▶ [What the exercise asks]: Everything in the data should be repeated exactly, save for the images.

▶ [Supplied material]:
◆ ◆ ◆

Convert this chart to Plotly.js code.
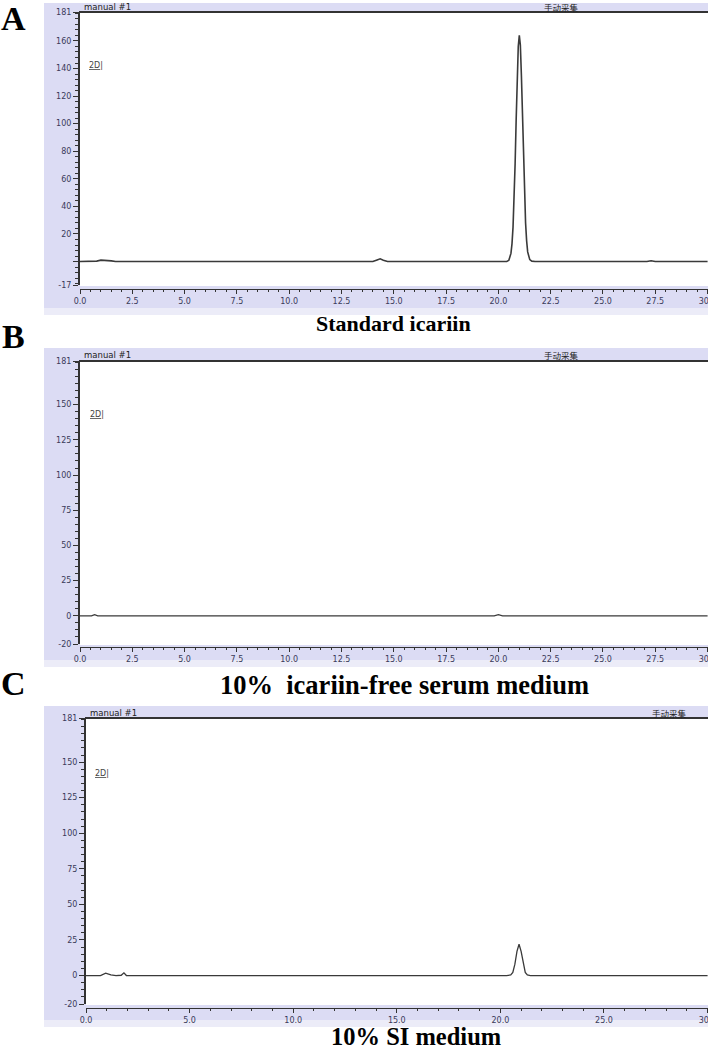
<!DOCTYPE html>
<html>
<head>
<meta charset="utf-8">
<script src="https://cdn.plot.ly/plotly-3.0.1.min.js"></script>
<style>body{margin:0;background:#fff}</style>
</head>
<body>
<div id="chart" style="width:708px;height:1050px"></div>
<script>
// retention time (min) and detector signal
const timeA = [0, 0.8, 1.0, 1.2, 1.5, 1.7, 14.0, 14.2, 14.35, 14.5, 14.7, 20.4, 20.5, 20.6, 20.65, 20.7, 20.75, 20.8, 20.85, 20.9, 20.95, 21.0, 21.05, 21.1, 21.15, 21.2, 21.25, 21.3, 21.35, 21.4, 21.5, 21.6, 21.75, 27.1, 27.3, 27.5, 30];
const signalA = [0, 0.3, 1.0, 1.0, 0.5, 0, 0, 1.2, 2.0, 1.0, 0, 0, 0.9, 5.9, 12.8, 25, 45, 71, 103, 133, 156, 164, 157, 135, 106, 75, 48, 28, 15, 7, 1.4, 0.3, 0, 0, 0.6, 0, 0];

const timeB = [0, 0.55, 0.7, 0.85, 19.8, 20.0, 20.2, 30];
const signalB = [0, 0, 0.8, 0, 0, 0.8, 0, 0];

const timeC = [0, 0.7, 0.95, 1.2, 1.45, 1.7, 1.83, 1.95, 20.3, 20.5, 20.6, 20.7, 20.8, 20.9, 21.0, 21.1, 21.2, 21.3, 21.45, 30];
const signalC = [0, 0, 1.7, 0.5, 0, 0.2, 1.9, 0, 0, 0.4, 2.2, 8, 17, 22, 17, 8, 2.2, 0.4, 0, 0];

// tick labels
const yTicksA = [181, 160, 140, 120, 100, 80, 60, 40, 20, 0, -17];
const yTextA = ['181', '160', '140', '120', '100', '80', '60', '40', '20', '', '-17'];
const yTicksBC = [181, 150, 125, 100, 75, 50, 25, 0, -20];
const yTextBC = ['181', '150', '125', '100', '75', '50', '25', '0', '-20'];

const panelLetters = ['A', 'B', 'C'];
const captions = ['Standard icariin', '10%&nbsp; icariin-free serum medium', '10% SI medium'];

const W = 708, H = 1050;
const px = x => x / W;
const py = y => 1 - y / H;

const lav = '#dcdcf4';
const axisColor = '#333';
const tickFont = { family: 'DejaVu Sans', size: 8, color: '#3a3a5a' };

function makeX(left, pos, step, minorStep) {
    return {
        domain: [px(left), 1],
        range: [0, 30.02],
        anchor: 'free',
        position: py(pos),
        dtick: step,
        tick0: 0,
        tickformat: '.1f',
        ticks: 'outside',
        ticklen: 4,
        tickcolor: axisColor,
        ticklabeloverflow: 'allow',
        minor: { dtick: minorStep, tick0: 0, ticks: 'outside', ticklen: 2, tickcolor: axisColor },
        showline: true,
        linecolor: axisColor,
        linewidth: 1,
        showgrid: false,
        zeroline: false,
        tickfont: tickFont,
    };
}

function makeY(top, bottom, range, vals, text, minorStep, xname) {
    return {
        domain: [py(bottom), py(top)],
        range: range,
        anchor: xname,
        tickmode: 'array',
        tickvals: vals,
        ticktext: text,
        ticks: 'outside',
        ticklen: 5,
        tickcolor: axisColor,
        minor: { dtick: minorStep, tick0: 0, ticks: 'outside', ticklen: 3, tickcolor: axisColor },
        showline: true,
        linecolor: axisColor,
        linewidth: 2,
        showgrid: false,
        zeroline: false,
        tickfont: tickFont,
    };
}

const lineStyle = { color: '#3a3a3a', width: 1.3 };
const data = [
    { x: timeA, y: signalA, xaxis: 'x', yaxis: 'y', mode: 'lines', line: { color: '#3a3a3a', width: 1.6 } },
    { x: timeB, y: signalB, xaxis: 'x2', yaxis: 'y2', mode: 'lines', line: lineStyle },
    { x: timeC, y: signalC, xaxis: 'x3', yaxis: 'y3', mode: 'lines', line: lineStyle },
];

// pixel boxes of the three panels: lavender frame, plot area, x axis line, captions
const panels = [
    { bgTop: 3, bgBottom: 308, shade: 315, left: 80, top: 12, bottom: 285, headY: 7, cnX: 561, capY: 323, capX: 393, capSize: 22, letterY: 19, tagY: 65, tagX: 87 },
    { bgTop: 348, bgBottom: 660, shade: 667, left: 80, top: 361, bottom: 644, headY: 355, cnX: 561, capY: 685, capX: 404, capSize: 26.5, letterY: 337, tagY: 415, tagX: 88 },
    { bgTop: 706, bgBottom: 1020, shade: 1027, left: 86, top: 718, bottom: 1004, headY: 713, cnX: 669, capY: 1036, capX: 416, capSize: 24.5, letterY: 683, tagY: 773, tagX: 93 },
];

const shapes = [];
const annotations = [];
panels.forEach((p, i) => {
    shapes.push({ type: 'rect', xref: 'paper', yref: 'paper', x0: px(44), x1: 1, y0: py(p.bgBottom), y1: py(p.bgTop), fillcolor: lav, line: { width: 0 }, layer: 'below' });
    shapes.push({ type: 'rect', xref: 'paper', yref: 'paper', x0: px(44), x1: 1, y0: py(p.shade), y1: py(p.bgBottom), fillcolor: '#ececf8', line: { width: 0 }, layer: 'below' });
    shapes.push({ type: 'rect', xref: 'paper', yref: 'paper', x0: px(p.left), x1: 1, y0: py(p.bottom + 1), y1: py(p.top), fillcolor: '#ffffff', line: { width: 0 }, layer: 'below' });
    shapes.push({ type: 'line', xref: 'paper', yref: 'paper', x0: px(p.left - 1), x1: 1, y0: py(p.top), y1: py(p.top), line: { color: axisColor, width: 2 } });

    annotations.push({ text: 'manual #1', xref: 'paper', yref: 'paper', x: px(p.left + 2), y: py(p.headY), xanchor: 'left', yanchor: 'middle', showarrow: false, font: { family: 'DejaVu Sans', size: 8.5, color: '#222' } });
    annotations.push({ text: '手动采集', xref: 'paper', yref: 'paper', x: px(p.cnX), y: py(p.headY), xanchor: 'center', yanchor: 'middle', showarrow: false, font: { family: 'Noto Sans CJK SC', size: 8.5, color: '#222' } });
    annotations.push({ text: '<u>2D</u>|', xref: 'paper', yref: 'paper', x: px(p.tagX), y: py(p.tagY), xanchor: 'left', yanchor: 'middle', showarrow: false, font: { family: 'DejaVu Sans', size: 8, color: '#444' } });
    annotations.push({ text: '<b>' + panelLetters[i] + '</b>', xref: 'paper', yref: 'paper', x: px(13), y: py(p.letterY), xanchor: 'center', yanchor: 'middle', showarrow: false, font: { family: 'Liberation Serif', size: 34, color: '#000' } });
    annotations.push({ text: '<b>' + captions[i] + '</b>', xref: 'paper', yref: 'paper', x: px(p.capX), y: py(p.capY), xanchor: 'center', yanchor: 'middle', showarrow: false, font: { family: 'Liberation Serif', size: p.capSize, color: '#000' } });
});

const layout = {
    width: W,
    height: H,
    margin: { l: 0, r: 0, t: 0, b: 0 },
    paper_bgcolor: '#ffffff',
    plot_bgcolor: 'rgba(0,0,0,0)',
    showlegend: false,
    xaxis: makeX(80, 289, 2.5, 0.5),
    yaxis: makeY(12, 285, [-17, 181], yTicksA, yTextA, 4, 'x'),
    xaxis2: makeX(80, 647, 2.5, 0.5),
    yaxis2: makeY(361, 644, [-20, 181], yTicksBC, yTextBC, 5, 'x2'),
    xaxis3: makeX(86, 1008, 5, 1),
    yaxis3: makeY(718, 1004, [-20, 181], yTicksBC, yTextBC, 5, 'x3'),
    shapes: shapes,
    annotations: annotations,
};

Plotly.newPlot('chart', data, layout, { staticPlot: true });
</script>
</body>
</html>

◆ ◆ ◆

▶ [Correct answer]:
Convert this chart to Plotly.js code.
<!DOCTYPE html>
<html>
<head>
<meta charset="utf-8">
<script src="https://cdn.plot.ly/plotly-3.0.1.min.js"></script>
<style>body{margin:0;background:#fff}</style>
</head>
<body>
<div id="chart" style="width:708px;height:1050px"></div>
<script>
// retention time (min) and detector signal
const timeA = [0, 0.8, 1.0, 1.2, 1.5, 1.7, 14.0, 14.2, 14.35, 14.5, 14.7, 20.4, 20.5, 20.6, 20.65, 20.7, 20.75, 20.8, 20.85, 20.9, 20.95, 21.0, 21.05, 21.1, 21.15, 21.2, 21.25, 21.3, 21.35, 21.4, 21.5, 21.6, 21.75, 27.1, 27.3, 27.5, 30];
const signalA = [0, 0.3, 1.0, 1.0, 0.5, 0, 0, 1.2, 2.0, 1.0, 0, 0, 0.9, 5.9, 12.8, 25, 45, 71, 103, 133, 156, 164, 157, 135, 106, 75, 48, 28, 15, 7, 1.4, 0.3, 0, 0, 0.6, 0, 0];

const timeB = [0, 0.55, 0.7, 0.85, 19.8, 20.0, 20.2, 30];
const signalB = [0, 0, 0.8, 0, 0, 0.8, 0, 0];

const timeC = [0, 0.7, 0.95, 1.2, 1.45, 1.7, 1.83, 1.95, 20.3, 20.5, 20.6, 20.7, 20.8, 20.9, 21.0, 21.1, 21.2, 21.3, 21.45, 30];
const signalC = [0, 0, 1.7, 0.5, 0, 0.2, 1.9, 0, 0, 0.4, 2.2, 8, 17, 22, 17, 8, 2.2, 0.4, 0, 0];

// tick labels
const yTicksA = [181, 160, 140, 120, 100, 80, 60, 40, 20, 0, -17];
const yTextA = ['181', '160', '140', '120', '100', '80', '60', '40', '20', '', '-17'];
const yTicksBC = [181, 150, 125, 100, 75, 50, 25, 0, -20];
const yTextBC = ['181', '150', '125', '100', '75', '50', '25', '0', '-20'];

const panelLetters = ['A', 'B', 'C'];
const captions = ['Standard icariin', '10%&nbsp; icariin-free serum medium', '10% SI medium'];

const W = 708, H = 1050;
const px = x => x / W;
const py = y => 1 - y / H;

const lav = '#dcdcf4';
const axisColor = '#333';
const tickFont = { family: 'DejaVu Sans', size: 8, color: '#3a3a5a' };

function makeX(left, pos, step, minorStep) {
    return {
        domain: [px(left), 1],
        range: [0, 30.02],
        anchor: 'free',
        position: py(pos),
        dtick: step,
        tick0: 0,
        tickformat: '.1f',
        ticks: 'outside',
        ticklen: 4,
        tickcolor: axisColor,
        ticklabeloverflow: 'allow',
        minor: { dtick: minorStep, tick0: 0, ticks: 'outside', ticklen: 2, tickcolor: axisColor },
        showline: true,
        linecolor: axisColor,
        linewidth: 1,
        showgrid: false,
        zeroline: false,
        tickfont: tickFont,
    };
}

function makeY(top, bottom, range, vals, text, minorStep, xname) {
    return {
        domain: [py(bottom), py(top)],
        range: range,
        anchor: xname,
        tickmode: 'array',
        tickvals: vals,
        ticktext: text,
        ticks: 'outside',
        ticklen: 5,
        tickcolor: axisColor,
        minor: { dtick: minorStep, tick0: 0, ticks: 'outside', ticklen: 3, tickcolor: axisColor },
        showline: true,
        linecolor: axisColor,
        linewidth: 2,
        showgrid: false,
        zeroline: false,
        tickfont: tickFont,
    };
}

const lineStyle = { color: '#3a3a3a', width: 1.3 };
const data = [
    { x: timeA, y: signalA, xaxis: 'x', yaxis: 'y', mode: 'lines', line: { color: '#3a3a3a', width: 1.6 } },
    { x: timeB, y: signalB, xaxis: 'x2', yaxis: 'y2', mode: 'lines', line: lineStyle },
    { x: timeC, y: signalC, xaxis: 'x3', yaxis: 'y3', mode: 'lines', line: lineStyle },
];

// pixel boxes of the three panels: lavender frame, plot area, x axis line, captions
const panels = [
    { bgTop: 3, bgBottom: 308, shade: 315, left: 80, top: 12, bottom: 285, headY: 7, cnX: 561, capY: 323, capX: 393, capSize: 22, letterY: 19, tagY: 65, tagX: 87 },
    { bgTop: 348, bgBottom: 660, shade: 667, left: 80, top: 361, bottom: 644, headY: 355, cnX: 561, capY: 685, capX: 404, capSize: 26.5, letterY: 337, tagY: 415, tagX: 88 },
    { bgTop: 706, bgBottom: 1020, shade: 1027, left: 86, top: 718, bottom: 1004, headY: 713, cnX: 669, capY: 1036, capX: 416, capSize: 24.5, letterY: 683, tagY: 773, tagX: 93 },
];

const shapes = [];
const annotations = [];
panels.forEach((p, i) => {
    shapes.push({ type: 'rect', xref: 'paper', yref: 'paper', x0: px(44), x1: 1, y0: py(p.bgBottom), y1: py(p.bgTop), fillcolor: lav, line: { width: 0 }, layer: 'below' });
    shapes.push({ type: 'rect', xref: 'paper', yref: 'paper', x0: px(44), x1: 1, y0: py(p.shade), y1: py(p.bgBottom), fillcolor: '#ececf8', line: { width: 0 }, layer: 'below' });
    shapes.push({ type: 'rect', xref: 'paper', yref: 'paper', x0: px(p.left), x1: 1, y0: py(p.bottom + 1), y1: py(p.top), fillcolor: '#ffffff', line: { width: 0 }, layer: 'below' });
    shapes.push({ type: 'line', xref: 'paper', yref: 'paper', x0: px(p.left - 1), x1: 1, y0: py(p.top), y1: py(p.top), line: { color: axisColor, width: 2 } });

    annotations.push({ text: 'manual #1', xref: 'paper', yref: 'paper', x: px(p.left + 2), y: py(p.headY), xanchor: 'left', yanchor: 'middle', showarrow: false, font: { family: 'DejaVu Sans', size: 8.5, color: '#222' } });
    annotations.push({ text: '手动采集', xref: 'paper', yref: 'paper', x: px(p.cnX), y: py(p.headY), xanchor: 'center', yanchor: 'middle', showarrow: false, font: { family: 'Noto Sans CJK SC', size: 8.5, color: '#222' } });
    annotations.push({ text: '<u>2D</u>|', xref: 'paper', yref: 'paper', x: px(p.tagX), y: py(p.tagY), xanchor: 'left', yanchor: 'middle', showarrow: false, font: { family: 'DejaVu Sans', size: 8, color: '#444' } });
    annotations.push({ text: '<b>' + panelLetters[i] + '</b>', xref: 'paper', yref: 'paper', x: px(13), y: py(p.letterY), xanchor: 'center', yanchor: 'middle', showarrow: false, font: { family: 'Liberation Serif', size: 34, color: '#000' } });
    annotations.push({ text: '<b>' + captions[i] + '</b>', xref: 'paper', yref: 'paper', x: px(p.capX), y: py(p.capY), xanchor: 'center', yanchor: 'middle', showarrow: false, font: { family: 'Liberation Serif', size: p.capSize, color: '#000' } });
});

const layout = {
    width: W,
    height: H,
    margin: { l: 0, r: 0, t: 0, b: 0 },
    paper_bgcolor: '#ffffff',
    plot_bgcolor: 'rgba(0,0,0,0)',
    showlegend: false,
    xaxis: makeX(80, 289, 2.5, 0.5),
    yaxis: makeY(12, 285, [-17, 181], yTicksA, yTextA, 4, 'x'),
    xaxis2: makeX(80, 647, 2.5, 0.5),
    yaxis2: makeY(361, 644, [-20, 181], yTicksBC, yTextBC, 5, 'x2'),
    xaxis3: makeX(86, 1008, 5, 1),
    yaxis3: makeY(718, 1004, [-20, 181], yTicksBC, yTextBC, 5, 'x3'),
    shapes: shapes,
    annotations: annotations,
};

Plotly.newPlot('chart', data, layout, { staticPlot: true });
</script>
</body>
</html>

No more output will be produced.